You Can't Buy Body Positive


Recently, plus-sized clothing company Lane Bryant came under fire in response to their recent #ImNoAngel marketing dig at Victoria's Secret. What they assumed would be a "body positive" ad campaign, featuring plus-sized models celebrating what makes them feel sexy, turned into a hot Twitter mess, as bitter women from all over unleashed a barrage of criticism in 140 characters or less. 

Come on Lane Bryant, most companies know better than to open the Q & A on Twitter. It never goes well. 

At first, there were complaints that the clothing is cheaply made, unstylish, and too expensive. Okay, That's fair. (I think, I've never shopped there on account of being more of a dwarf than an Amazon.)

...And then the body image complaints rolled in: You don't hire fat people in your stores, your mannequins are too small, the plus-sized models you hired are not fat enough, you hired Wendy Williams and she said to stop using food to feel good.... On and on. One woman even tweeted When are you going to humanize fat people? ... Wait, what?

But it didn't stop there. The skinny girls took their turn to beat on Lane Bryant with their skinny sticks. You are criticizing skinny girls for their body shape, skinny girls are sexy, too, all bodies should be celebrated... etc. 

Sorry, Layne Bryant, but you just can't win because, apparently, all women - big and small -  are fundamentally fucked up about their body image. And they blame you for not making them feel good. 

And all the while, these poor models are being raked over the coals for being both too fat and too skinny by a demented society that promotes looks over performance to define self-esteem. 


So, you expect to be celebrated but the plus-sized models in this campaign are too skinny to be considered "real"? 


Ladies, gather 'round and take a knee. It is not the job of Lane Bryant or Victoria's Secret to make you feel good about yourself. The gig is up. Marketing serves two purposes: one, to make you feel just inadequate enough to create a need, and, two, to make you feel just hopeful enough their product can fill this need and make you whole an happy. The goal is to make yourself whole and happy so that your self-esteem doesn't hinge upon seeing someone who looks exactly like you in a magazine or on a billboard. Let's get real. Many women - not just the fat ones - are left out of standard sizes and ad campaigns.

Muscled women are only glorified in small circles on Instagram. Otherwise it's, you don't want to get too bulky! Or, yuck! That's mannish! Most fitness ads feature women with twig arms curling 5 pound dumbbells. In the movies, you see girls built like Angelina Jolie knocking grown men out and being tough as hell, when they could have used women that at least look like they could go a few rounds without snapping in half.
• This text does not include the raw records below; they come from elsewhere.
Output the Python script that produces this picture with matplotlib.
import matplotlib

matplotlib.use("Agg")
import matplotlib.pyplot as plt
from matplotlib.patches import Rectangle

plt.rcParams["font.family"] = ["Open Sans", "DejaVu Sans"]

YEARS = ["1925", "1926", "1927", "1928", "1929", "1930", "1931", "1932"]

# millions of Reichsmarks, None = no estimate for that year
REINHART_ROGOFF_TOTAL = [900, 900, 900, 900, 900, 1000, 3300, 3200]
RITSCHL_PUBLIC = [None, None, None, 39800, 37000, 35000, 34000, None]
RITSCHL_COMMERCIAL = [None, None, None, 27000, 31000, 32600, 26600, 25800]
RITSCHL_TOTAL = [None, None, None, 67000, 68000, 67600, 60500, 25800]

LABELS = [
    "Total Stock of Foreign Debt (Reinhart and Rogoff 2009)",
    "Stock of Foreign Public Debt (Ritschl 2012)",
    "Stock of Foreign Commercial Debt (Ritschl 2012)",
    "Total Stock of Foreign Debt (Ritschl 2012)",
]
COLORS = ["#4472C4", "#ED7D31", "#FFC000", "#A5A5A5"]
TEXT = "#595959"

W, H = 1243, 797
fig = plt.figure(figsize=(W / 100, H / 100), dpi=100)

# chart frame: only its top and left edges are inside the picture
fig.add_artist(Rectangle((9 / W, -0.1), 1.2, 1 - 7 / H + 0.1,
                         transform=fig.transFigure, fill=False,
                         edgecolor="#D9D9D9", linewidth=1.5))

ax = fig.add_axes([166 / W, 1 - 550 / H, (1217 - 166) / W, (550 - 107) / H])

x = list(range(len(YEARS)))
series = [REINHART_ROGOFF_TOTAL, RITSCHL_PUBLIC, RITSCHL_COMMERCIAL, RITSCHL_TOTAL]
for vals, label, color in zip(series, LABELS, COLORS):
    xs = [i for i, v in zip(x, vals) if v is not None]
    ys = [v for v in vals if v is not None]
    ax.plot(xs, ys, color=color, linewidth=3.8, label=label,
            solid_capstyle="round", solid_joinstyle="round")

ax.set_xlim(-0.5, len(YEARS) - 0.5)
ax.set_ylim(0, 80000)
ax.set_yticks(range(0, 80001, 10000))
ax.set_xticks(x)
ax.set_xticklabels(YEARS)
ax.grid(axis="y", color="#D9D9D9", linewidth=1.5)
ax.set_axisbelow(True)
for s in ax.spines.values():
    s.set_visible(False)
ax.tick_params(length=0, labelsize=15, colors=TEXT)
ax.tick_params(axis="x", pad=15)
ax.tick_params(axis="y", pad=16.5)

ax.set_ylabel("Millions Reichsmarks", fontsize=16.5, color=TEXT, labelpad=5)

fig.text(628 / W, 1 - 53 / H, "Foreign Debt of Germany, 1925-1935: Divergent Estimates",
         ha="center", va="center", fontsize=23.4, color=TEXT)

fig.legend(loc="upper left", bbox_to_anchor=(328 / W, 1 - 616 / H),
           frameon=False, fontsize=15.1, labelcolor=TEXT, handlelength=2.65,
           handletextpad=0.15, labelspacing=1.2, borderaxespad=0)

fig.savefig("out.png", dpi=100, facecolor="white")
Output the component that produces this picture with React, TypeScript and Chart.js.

Am I complaining? (Well, I have been known to roll my eyes a bit, but...) No. I am awesome because I lift heavy stuff and grapple dudes every day. My self-worth is in what I do with my body, not what Hollywood or the fitness industry says it should look like. 

And guess what? This petite bitch can't fit into "regular" clothes, either. My shoulders and back are too big, my waist is too thick, my thighs are too small, and I am clearly too short to be considered an actual adult. I cannot wear anything off the rack that doesn't contain at least 30% lycra. Am I complaining? (Well, sometimes I get upset that I don't fit right in anything except gym attire, but...) No. I am awesome because I am a good friend and I encourage people to be the best versions of themselves they can. My self-worth is in who I am as a person, not the all-too generalized sizing of a lingerie set.

But the crux of the biscuit isn't simply the ad campaign. It's about celebrating (as one Twitter user put it) size 22 and up as being sexy and beautiful. Apparently sizes 14-20 aren't big enough to count. Anyone who reads me regularly knows I will never fat shame here and I believe your size does not define your self-worth. However, I won't pretend that obesity isn't an epidemic which causes a staggering amount of chronic disease and disability in this country. 

And I think that is why the Lane Bryant backlash upsets me. The internet is full of people sitting on their asses and demanding satisfaction. Get the f*ck up and get it yourself. If you want to feel beautiful, BE BEAUTIFUL. No marketing team on this earth can do that for you.

If you want to be "body positive," don't lie around waiting for someone to pay you compliments - TAKE CARE OF YOUR BODY.


Move your body, don't doom it to stagnation. Feed your body foods that nourish it, not foods that destroy it. Chasing goals and smashing PRs will do more for you than a pair of jeans or an advertisement ever will. You can't buy beauty. You can't demand someone give you self-esteem. Go climb a mountain, run a race, test your mettle. Don't destroy your body, normalize it, and call that "positive." If you want to feel positive about your body, getting fit is the absolute best way to do it. Fit isn't a size, it's not a weight - it's ability, strength, and endurance. You can't get more "body positive" than making your body healthy, pushing it to achieve, and being the best you can be.